# Vertical versus horizontal privacy fence



## rlw96

Can someone please compare vertical and horizontal privacy fences? Is one advantageous over the other? Can I space the posts for a horizontal fence 8 feet or should I use 6 feet? Any and all advice will be welcomed. Thanks in advance.


----------



## Bertha

I say Cr1 as the first poster and I was afraid he was going to say the vertical ones go up and down, the horizontal ones go sideways. Thank God I was wrong, lol This question is a good one for me. I'm trying to decide upon a fence for my property, as well. I like the tenoned rustic style horizontal fences for the appearance (log house) but I also want to keep my dog in. The vertical fences tend to bore me. Thanks for posting this. I'm interested in the responses.


----------



## FenceWorkshop

Here's a picture of that style. While I typically am asked to build vertical picket fences, I prefer the modern look of horizontal board fences.


----------



## sras

The biggest issue I can think of with horizontal is the ability to climb the fence. If there are little ones (or big ones for that matter) on either side of the fence, you may not end up with the privacy you intended!


----------



## rlw96

Thanks for the information. I decided to go with vertical due to availability of wood and the time constraint I was in.
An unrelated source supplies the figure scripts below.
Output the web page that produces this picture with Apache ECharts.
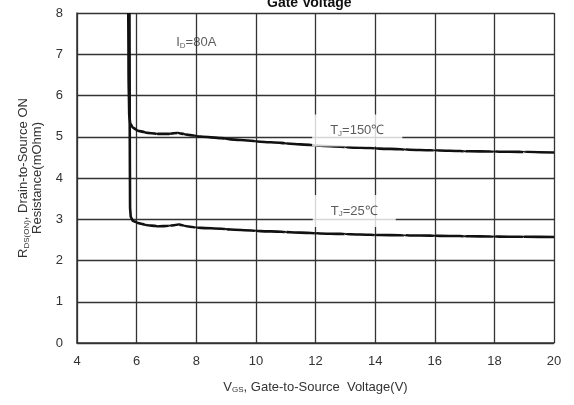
<!DOCTYPE html>
<html>
<head>
<meta charset="utf-8">
<script src="https://cdn.jsdelivr.net/npm/echarts@6/dist/echarts.min.js"></script>
<style>
  html, body { margin: 0; padding: 0; background: #fff; }
  #chart { width: 574px; height: 405px; }
</style>
</head>
<body>
<div id="chart"></div>
<script>
// Rds(on) vs Vgs, two junction temperatures
const vgs150 = [5.72, 5.73, 5.75, 5.78, 5.85, 6.0, 6.3, 6.7, 7.1, 7.4, 7.6, 8, 9, 10, 11, 12, 13, 14, 15, 16, 17, 18, 19, 20];
const rds150 = [8.0, 6.5, 5.55, 5.34, 5.24, 5.16, 5.1, 5.07, 5.07, 5.09, 5.06, 5.02, 4.95, 4.89, 4.84, 4.79, 4.75, 4.72, 4.69, 4.67, 4.65, 4.64, 4.63, 4.62];

const vgs25 = [5.76, 5.77, 5.78, 5.8, 5.86, 6.0, 6.3, 6.7, 7.1, 7.4, 7.6, 8, 9, 10, 11, 12, 13, 14, 15, 16, 17, 18, 19, 20];
const rds25 = [8.0, 5.0, 3.3, 3.07, 2.97, 2.92, 2.86, 2.83, 2.84, 2.87, 2.84, 2.8, 2.76, 2.72, 2.69, 2.66, 2.64, 2.62, 2.61, 2.6, 2.59, 2.58, 2.575, 2.57];

const xTicks = { min: 4, max: 20, step: 2 };
const yTicks = { min: 0, max: 8, step: 1 };

// annotation anchors in data units
const notes = [
  { txt: 'I{sub|D}=80A', at: [8.0, 7.28], boxed: false },
  { txt: 'T{sub|J}=150℃', at: [13.4, 5.15], boxed: true },
  { txt: 'T{sub|J}=25℃', at: [13.3, 3.2], boxed: true }
];

const FONT = '"Liberation Sans", Arial, sans-serif';
const rich = { sub: { fontSize: 8, verticalAlign: 'bottom', padding: [6, 0, 0, 0], color: '#333', fontFamily: FONT } };

const pairs = (xs, ys) => xs.map((x, i) => [x, ys[i]]);

const chart = echarts.init(document.getElementById('chart'), null, { renderer: 'canvas' });
chart.setOption({
  backgroundColor: '#fff',
  animation: false,
  title: {
    text: 'Gate Voltage', left: 262, top: -9,
    textStyle: { fontFamily: FONT, fontSize: 14, fontWeight: 'bold', color: '#111' }
  },
  grid: { left: 77, right: 20, top: 13, bottom: 62 },
  xAxis: {
    type: 'value', min: xTicks.min, max: xTicks.max, interval: xTicks.step,
    name: 'V{sub|GS}, Gate-to-Source  Voltage(V)', nameLocation: 'middle', nameGap: 37,
    nameTextStyle: { fontFamily: FONT, fontSize: 13, color: '#333', rich: rich },
    axisLine: { lineStyle: { color: '#333', width: 1.5 } },
    axisTick: { show: false },
    axisLabel: { fontFamily: FONT, fontSize: 13, color: '#333', margin: 12 },
    splitLine: { show: true, lineStyle: { color: '#333', width: 1.3 } }
  },
  yAxis: {
    type: 'value', min: yTicks.min, max: yTicks.max, interval: yTicks.step,
    name: 'R{sub|DS(ON)}, Drain-to-Source ON\nResistance(mOhm)', nameLocation: 'middle', nameGap: 27, nameRotate: 90,
    nameTextStyle: { fontFamily: FONT, fontSize: 13, color: '#333', lineHeight: 14, rich: rich },
    axisLine: { show: true, lineStyle: { color: '#333', width: 1.5 } },
    axisTick: { show: false },
    axisLabel: { fontFamily: FONT, fontSize: 13, color: '#333', margin: 14 },
    splitLine: { show: true, lineStyle: { color: '#333', width: 1.3 } }
  },
  series: [
    {
      name: 'Tj=150', type: 'line', data: pairs(vgs150, rds150), showSymbol: false,
      smooth: 0.25, smoothMonotone: 'y',
      lineStyle: { color: '#111', width: 2.6 }, z: 3
    },
    {
      name: 'Tj=25', type: 'line', data: pairs(vgs25, rds25), showSymbol: false,
      smooth: 0.25, smoothMonotone: 'y',
      lineStyle: { color: '#111', width: 2.6 }, z: 3
    },
    {
      type: 'scatter', symbolSize: 0, silent: true, z: 5,
      data: notes.map(n => ({
        value: n.at,
        label: {
          show: true, position: 'inside', formatter: n.txt,
          fontFamily: FONT, fontSize: 13, color: '#333', rich: rich,
          backgroundColor: n.boxed ? '#fff' : 'transparent',
          padding: n.boxed ? [9, 18, 9, 18] : 0
        }
      }))
    }
  ]
});
</script>
</body>
</html>
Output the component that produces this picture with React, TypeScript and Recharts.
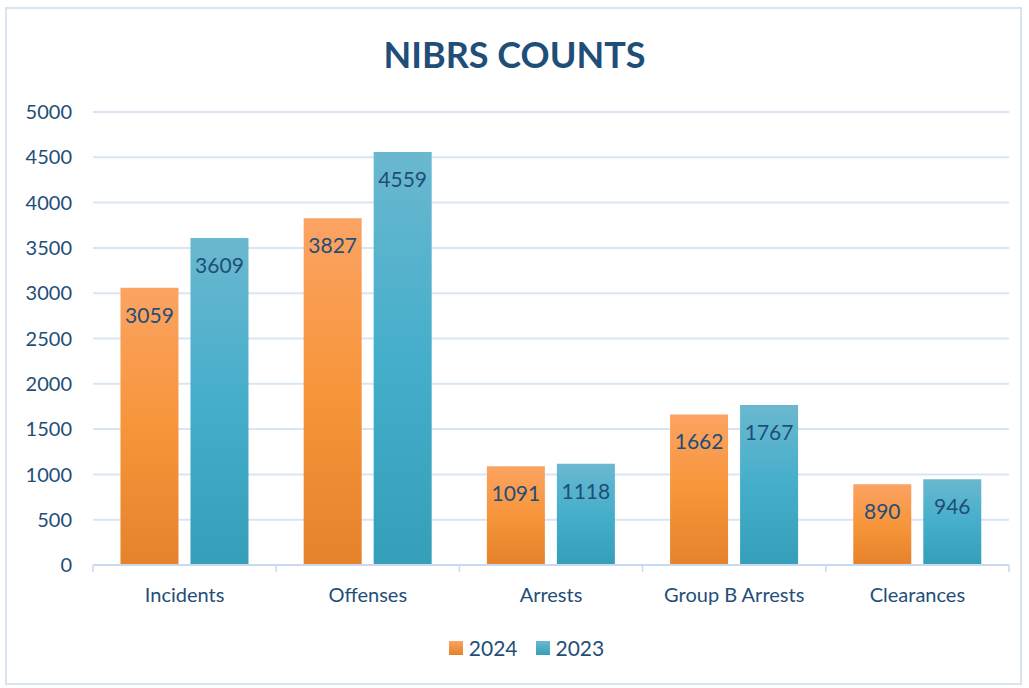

Installation was relatively easy and so far no recorded dog escapes.


----------



## Dal300

Since you don't live anywhere according to your profile, I will add my favorite…. dry stone.

Depending on where you live, there are a lot of different answers, but since you don't give us that bit of information you have eliminated a lot of options from users that are near you.

Bummer.


----------



## jusfine

There is a recent horizontal fence in Projects you may want to look at.


----------